Despite the above convention not yielding a valid package name, I’ve actually imported code from an NPM package that has a second forward slash (without using custom path setups via Typescript configurations). That being said there are some pretty big implications to it. Let’s look at what the package actually looks like:

my-package
|- package.json "name": "@myorg/my-package"
|- sub-package-1 directory"
|- package.json "name": "@myorg/my-package/sub-package-1"
|- sub-package-2 directory
|- package.json "name": "@myorg/my-package/sub-package-2"

In this package, we have a package.json file in the top directory, then additional package.json files in sub-directories. With this setup, we would not run npm pack on the sub-packages. Instead, you would pack the top-level package and the sub-packages would be available as a matter of course. For example, the main package is the only one listed among the importing project’s dependencies.

... In the package.json"dependencies": {
"@myorg/my-package": "latest"
}
... Then in your codeimport { x } from '@myorg/my-package/sub-package-1';
import { y } from '@myorg/my-package/sub-package-2';

While going this route I would get the naming convention I want, but there are implications to this. Assuming that your project is properly tree-shaken (unused code is discarded during build time), bloat from this approach shouldn’t be a huge cause for concern. Instead, the concern involves being unable to individually upgrade libraries.

Let’s assume that you follow the multi-slash sub-package approach shown above, and that it has multiple sub-packages. It may look something like this:

@myorg/my-package
|- /sub-pack-1 <- gets updated regularly
|- /sub-pack-2 <- rarely gets updated
... other hypothetical sub-packages

Now, let’s say you have an application (that hasn’t been updated in a year), that uses both sub-pack-1 and sub-pack-2 , and suddenly you need to make a crucial change to sub-pack-2. In order to get that crucial update deployed to your application, you would have to build a brand new version of @myorg/my-package, which would include your crucial change in sub-pack-1, as well as a year’s worth of updates in sub-pack-2, which could easily introduce breaking changes, potentially drastically increasing the development and QA work involved.

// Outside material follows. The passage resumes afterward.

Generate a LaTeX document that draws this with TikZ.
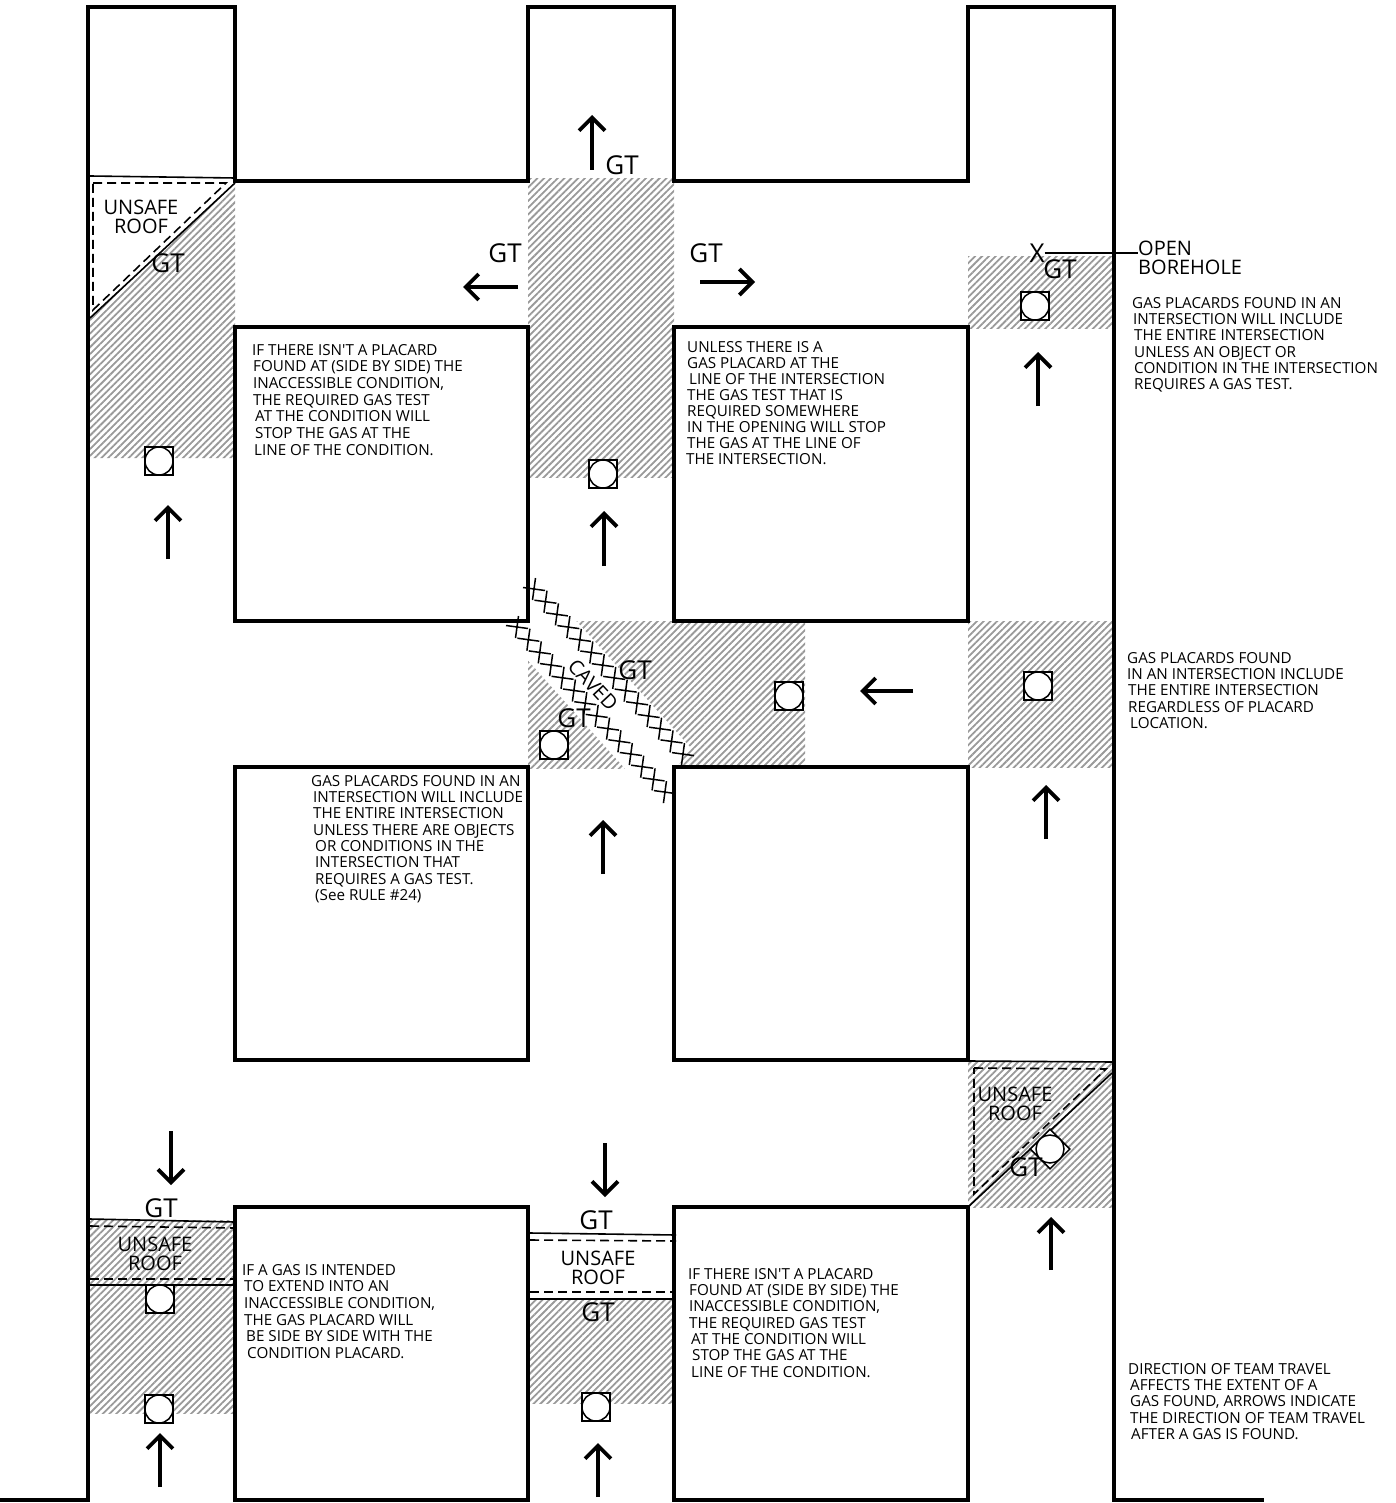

Now, I’m not saying the above sub-packaging strategy is bad. In actuality, there’s a trade-off to sub-packaging versus individual packaging. Let’s look at the breakdown of it:

Sub-packaging

  • Condenses a potentially long list of libraries into a single dependency
  • Updating one package gives all of its sub-package updates
  • More usable with fewer consuming applications, where all library updates should go to all applications
  • Potentially requires sophisticated VCS (GIT) work to deploy small changes to stale applications
  • Designed in a way that handles fewer scenarios than individual packaging

Individual Packaging

  • Imparts granular control over packages and greater flexibility
  • Longer list of dependencies and versions to manage
  • Updating individual packages is not a huge concern

In the end, individual packaging is what suits my needs (having run into the described scenario under high-pressure situations). So, this means I have to abandon my hopes for a multi-slash import path, leaving me with the following convention: @myorg/{layer}-{name}. To me, the major drawback of this convention is that there’s no visible way of distinguishing between a nested scope and a simple hyphenated package name. Fortunately, while this is deeply disappointing to my sensibilities (having fallen in love with the import paths in NX), it has no practical impact on me in the end.

TL;DR

NPM sub-packaging is possible, but it can limit flexibility, since they cannot be individually packaged or deployed.